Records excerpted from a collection
◇ ◇ ◇ ◇ ◇ ◇ ◇

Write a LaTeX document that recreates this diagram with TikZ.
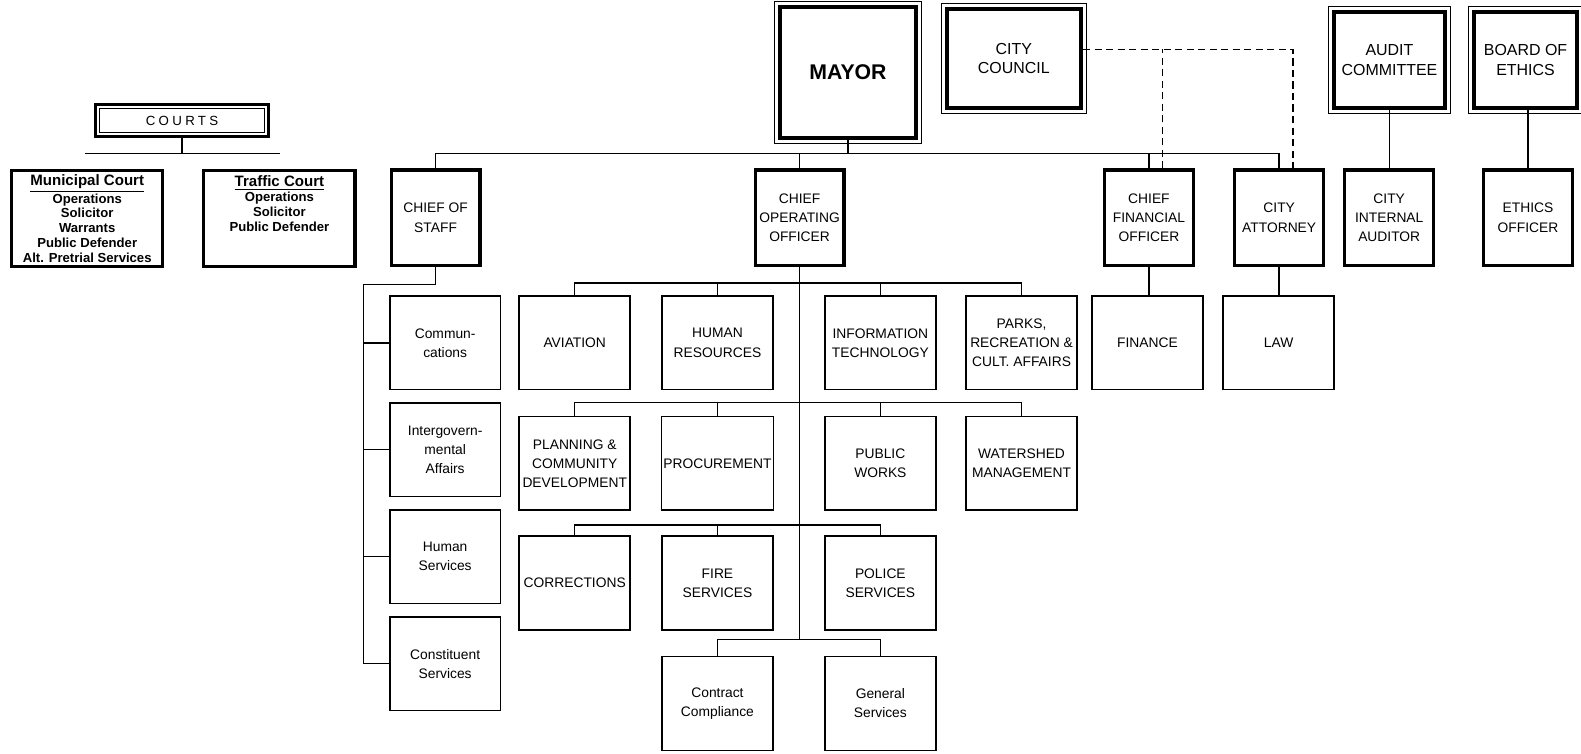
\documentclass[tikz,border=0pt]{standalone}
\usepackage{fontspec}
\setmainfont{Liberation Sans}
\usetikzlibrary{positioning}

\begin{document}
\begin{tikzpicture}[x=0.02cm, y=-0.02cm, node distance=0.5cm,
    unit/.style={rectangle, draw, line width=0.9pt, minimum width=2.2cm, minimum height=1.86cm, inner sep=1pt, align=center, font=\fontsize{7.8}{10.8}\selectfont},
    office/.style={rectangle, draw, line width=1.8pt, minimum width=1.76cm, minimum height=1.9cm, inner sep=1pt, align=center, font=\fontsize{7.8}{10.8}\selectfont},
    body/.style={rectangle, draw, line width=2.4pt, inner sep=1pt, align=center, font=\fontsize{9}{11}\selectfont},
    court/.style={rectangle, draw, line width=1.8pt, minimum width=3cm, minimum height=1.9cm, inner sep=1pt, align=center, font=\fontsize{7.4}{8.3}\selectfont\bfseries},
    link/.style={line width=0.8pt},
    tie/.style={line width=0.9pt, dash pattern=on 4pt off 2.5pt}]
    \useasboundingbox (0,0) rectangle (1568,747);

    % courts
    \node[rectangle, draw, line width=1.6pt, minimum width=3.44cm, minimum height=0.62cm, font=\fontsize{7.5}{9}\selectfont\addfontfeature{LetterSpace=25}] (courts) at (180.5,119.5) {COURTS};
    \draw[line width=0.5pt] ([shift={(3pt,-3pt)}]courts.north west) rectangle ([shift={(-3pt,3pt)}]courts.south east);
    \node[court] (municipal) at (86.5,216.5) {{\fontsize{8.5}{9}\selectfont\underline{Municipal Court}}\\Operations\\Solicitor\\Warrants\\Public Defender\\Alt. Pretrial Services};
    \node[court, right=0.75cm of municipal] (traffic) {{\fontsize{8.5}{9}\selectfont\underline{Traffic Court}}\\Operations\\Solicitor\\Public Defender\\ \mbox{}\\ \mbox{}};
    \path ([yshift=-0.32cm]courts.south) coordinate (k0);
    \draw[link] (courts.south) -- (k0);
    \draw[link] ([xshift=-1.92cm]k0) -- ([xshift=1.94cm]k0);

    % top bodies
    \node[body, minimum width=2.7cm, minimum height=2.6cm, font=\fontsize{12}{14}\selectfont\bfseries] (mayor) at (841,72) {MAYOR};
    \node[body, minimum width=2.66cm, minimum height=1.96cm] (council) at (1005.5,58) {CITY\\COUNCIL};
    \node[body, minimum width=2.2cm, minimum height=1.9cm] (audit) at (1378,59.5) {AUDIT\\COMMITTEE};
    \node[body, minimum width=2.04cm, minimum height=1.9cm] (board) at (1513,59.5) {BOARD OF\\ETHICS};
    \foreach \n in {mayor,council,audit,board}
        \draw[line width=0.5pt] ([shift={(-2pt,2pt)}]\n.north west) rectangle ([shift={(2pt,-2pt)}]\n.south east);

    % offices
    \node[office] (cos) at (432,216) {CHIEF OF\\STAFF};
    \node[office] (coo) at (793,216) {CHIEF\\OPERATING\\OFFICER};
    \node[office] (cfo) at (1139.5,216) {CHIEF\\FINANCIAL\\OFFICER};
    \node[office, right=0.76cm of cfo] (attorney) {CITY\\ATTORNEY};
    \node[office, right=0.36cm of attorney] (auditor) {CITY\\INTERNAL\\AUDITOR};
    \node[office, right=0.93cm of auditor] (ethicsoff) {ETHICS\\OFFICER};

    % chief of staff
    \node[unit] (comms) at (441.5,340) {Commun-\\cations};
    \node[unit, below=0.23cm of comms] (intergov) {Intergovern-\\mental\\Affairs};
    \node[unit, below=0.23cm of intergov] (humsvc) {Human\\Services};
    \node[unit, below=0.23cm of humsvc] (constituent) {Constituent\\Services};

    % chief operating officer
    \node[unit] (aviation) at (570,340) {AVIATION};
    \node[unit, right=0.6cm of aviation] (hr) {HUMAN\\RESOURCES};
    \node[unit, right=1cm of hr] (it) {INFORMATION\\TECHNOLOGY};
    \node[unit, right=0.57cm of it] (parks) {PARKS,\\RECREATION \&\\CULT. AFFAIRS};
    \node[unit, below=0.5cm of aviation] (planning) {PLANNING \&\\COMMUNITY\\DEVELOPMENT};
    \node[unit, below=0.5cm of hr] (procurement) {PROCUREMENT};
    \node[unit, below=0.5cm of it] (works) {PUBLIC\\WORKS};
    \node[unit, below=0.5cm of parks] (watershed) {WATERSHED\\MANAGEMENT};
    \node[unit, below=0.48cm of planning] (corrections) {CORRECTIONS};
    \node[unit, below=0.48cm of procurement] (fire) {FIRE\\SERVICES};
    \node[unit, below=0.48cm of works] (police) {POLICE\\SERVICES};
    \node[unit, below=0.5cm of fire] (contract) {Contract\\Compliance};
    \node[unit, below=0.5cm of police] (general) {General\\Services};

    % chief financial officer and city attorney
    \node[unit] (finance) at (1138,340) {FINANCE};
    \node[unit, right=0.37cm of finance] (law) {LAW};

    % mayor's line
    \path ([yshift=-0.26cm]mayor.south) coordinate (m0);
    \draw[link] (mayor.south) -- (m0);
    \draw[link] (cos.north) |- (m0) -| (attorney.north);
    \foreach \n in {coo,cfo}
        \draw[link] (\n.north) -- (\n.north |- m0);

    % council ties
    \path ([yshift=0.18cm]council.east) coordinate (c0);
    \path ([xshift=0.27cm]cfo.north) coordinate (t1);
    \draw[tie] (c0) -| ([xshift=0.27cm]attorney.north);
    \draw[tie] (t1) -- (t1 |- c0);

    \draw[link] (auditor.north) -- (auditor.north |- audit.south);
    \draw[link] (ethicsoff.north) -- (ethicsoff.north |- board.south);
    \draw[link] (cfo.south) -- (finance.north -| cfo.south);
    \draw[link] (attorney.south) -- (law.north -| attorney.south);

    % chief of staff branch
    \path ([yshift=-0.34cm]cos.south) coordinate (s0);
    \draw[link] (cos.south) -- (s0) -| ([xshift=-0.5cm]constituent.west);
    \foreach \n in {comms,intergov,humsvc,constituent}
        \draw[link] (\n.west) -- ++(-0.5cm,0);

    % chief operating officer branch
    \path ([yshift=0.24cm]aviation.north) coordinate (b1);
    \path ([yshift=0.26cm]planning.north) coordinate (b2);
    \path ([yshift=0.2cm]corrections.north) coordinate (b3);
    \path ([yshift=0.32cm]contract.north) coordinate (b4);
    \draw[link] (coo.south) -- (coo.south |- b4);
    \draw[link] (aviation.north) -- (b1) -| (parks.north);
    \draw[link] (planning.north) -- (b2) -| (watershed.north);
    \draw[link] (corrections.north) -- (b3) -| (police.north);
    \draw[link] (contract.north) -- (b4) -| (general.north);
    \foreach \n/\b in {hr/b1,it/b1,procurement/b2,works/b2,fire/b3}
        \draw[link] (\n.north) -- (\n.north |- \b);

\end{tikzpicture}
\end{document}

◇ ◇ ◇ ◇ ◇ ◇ ◇

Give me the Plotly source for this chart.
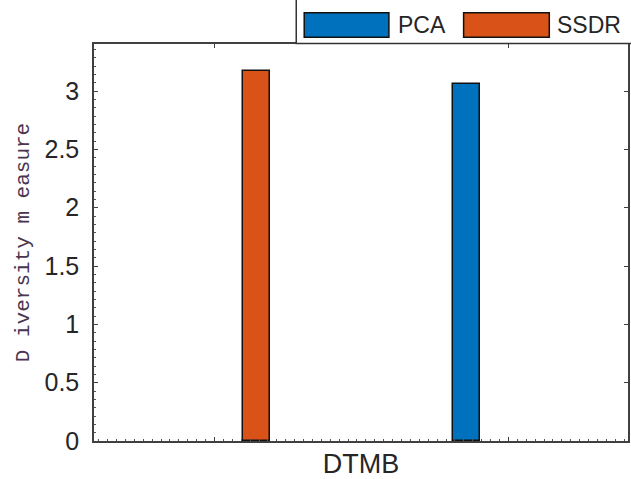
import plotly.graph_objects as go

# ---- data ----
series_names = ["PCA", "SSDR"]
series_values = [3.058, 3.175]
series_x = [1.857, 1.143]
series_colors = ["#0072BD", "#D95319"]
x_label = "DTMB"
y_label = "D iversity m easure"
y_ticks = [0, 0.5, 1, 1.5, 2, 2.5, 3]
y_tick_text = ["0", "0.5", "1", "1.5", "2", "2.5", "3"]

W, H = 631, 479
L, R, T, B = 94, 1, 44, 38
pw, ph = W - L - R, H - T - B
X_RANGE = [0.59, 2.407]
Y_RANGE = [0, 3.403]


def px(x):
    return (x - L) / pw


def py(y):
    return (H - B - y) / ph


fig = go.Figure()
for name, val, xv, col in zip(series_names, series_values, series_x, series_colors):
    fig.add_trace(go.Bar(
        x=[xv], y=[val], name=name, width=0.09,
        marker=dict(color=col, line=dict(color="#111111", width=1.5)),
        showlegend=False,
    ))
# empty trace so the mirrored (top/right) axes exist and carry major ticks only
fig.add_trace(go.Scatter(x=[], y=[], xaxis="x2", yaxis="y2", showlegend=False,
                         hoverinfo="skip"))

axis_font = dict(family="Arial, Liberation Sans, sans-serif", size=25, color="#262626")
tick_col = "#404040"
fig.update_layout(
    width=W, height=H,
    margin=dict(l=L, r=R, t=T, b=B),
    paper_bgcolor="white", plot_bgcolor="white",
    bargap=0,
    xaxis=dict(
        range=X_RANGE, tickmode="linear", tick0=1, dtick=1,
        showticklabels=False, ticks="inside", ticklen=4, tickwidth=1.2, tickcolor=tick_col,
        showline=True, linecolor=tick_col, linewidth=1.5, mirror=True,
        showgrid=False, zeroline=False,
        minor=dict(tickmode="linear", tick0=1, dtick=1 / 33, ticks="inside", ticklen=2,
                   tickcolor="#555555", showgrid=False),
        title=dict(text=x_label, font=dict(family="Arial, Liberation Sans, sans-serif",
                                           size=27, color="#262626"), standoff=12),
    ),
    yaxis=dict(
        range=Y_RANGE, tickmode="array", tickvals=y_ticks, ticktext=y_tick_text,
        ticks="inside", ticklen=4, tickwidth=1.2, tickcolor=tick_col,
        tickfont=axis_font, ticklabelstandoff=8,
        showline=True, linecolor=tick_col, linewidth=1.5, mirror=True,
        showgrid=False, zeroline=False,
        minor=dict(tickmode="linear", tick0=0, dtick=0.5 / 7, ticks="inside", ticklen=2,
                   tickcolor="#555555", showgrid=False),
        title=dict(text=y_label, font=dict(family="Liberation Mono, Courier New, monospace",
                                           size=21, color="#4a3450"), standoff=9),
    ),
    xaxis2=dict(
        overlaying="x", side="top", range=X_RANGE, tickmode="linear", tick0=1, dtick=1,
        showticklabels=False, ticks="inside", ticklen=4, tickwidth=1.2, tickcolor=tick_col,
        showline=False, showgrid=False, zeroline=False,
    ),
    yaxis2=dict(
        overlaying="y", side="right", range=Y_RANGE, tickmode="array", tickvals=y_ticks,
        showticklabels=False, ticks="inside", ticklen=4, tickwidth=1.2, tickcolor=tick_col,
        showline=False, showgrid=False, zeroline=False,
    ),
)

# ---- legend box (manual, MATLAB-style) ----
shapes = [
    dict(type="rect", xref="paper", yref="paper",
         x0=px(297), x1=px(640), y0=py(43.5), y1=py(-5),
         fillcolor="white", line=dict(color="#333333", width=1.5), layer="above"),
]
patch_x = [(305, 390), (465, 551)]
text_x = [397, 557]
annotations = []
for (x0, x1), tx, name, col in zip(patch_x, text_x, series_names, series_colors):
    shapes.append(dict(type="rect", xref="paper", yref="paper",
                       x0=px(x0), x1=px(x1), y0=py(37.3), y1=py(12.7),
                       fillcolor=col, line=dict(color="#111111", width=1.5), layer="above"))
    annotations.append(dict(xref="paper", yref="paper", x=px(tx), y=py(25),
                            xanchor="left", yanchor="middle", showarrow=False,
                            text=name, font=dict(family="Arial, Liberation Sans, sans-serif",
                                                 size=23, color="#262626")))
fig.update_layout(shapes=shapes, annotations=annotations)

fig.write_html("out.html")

◇ ◇ ◇ ◇ ◇ ◇ ◇

• **What you need to do**
Take out nothing but the lines from the one containing "Write a LaTeX" to the one containing "(0,0) rectangle (1568,747);", inclusive, retyped exactly. Drop the pictures.

• **Answer to the task**
Write a LaTeX document that recreates this diagram with TikZ.
\documentclass[tikz,border=0pt]{standalone}
\usepackage{fontspec}
\setmainfont{Liberation Sans}
\usetikzlibrary{positioning}

\begin{document}
\begin{tikzpicture}[x=0.02cm, y=-0.02cm, node distance=0.5cm,
    unit/.style={rectangle, draw, line width=0.9pt, minimum width=2.2cm, minimum height=1.86cm, inner sep=1pt, align=center, font=\fontsize{7.8}{10.8}\selectfont},
    office/.style={rectangle, draw, line width=1.8pt, minimum width=1.76cm, minimum height=1.9cm, inner sep=1pt, align=center, font=\fontsize{7.8}{10.8}\selectfont},
    body/.style={rectangle, draw, line width=2.4pt, inner sep=1pt, align=center, font=\fontsize{9}{11}\selectfont},
    court/.style={rectangle, draw, line width=1.8pt, minimum width=3cm, minimum height=1.9cm, inner sep=1pt, align=center, font=\fontsize{7.4}{8.3}\selectfont\bfseries},
    link/.style={line width=0.8pt},
    tie/.style={line width=0.9pt, dash pattern=on 4pt off 2.5pt}]
    \useasboundingbox (0,0) rectangle (1568,747);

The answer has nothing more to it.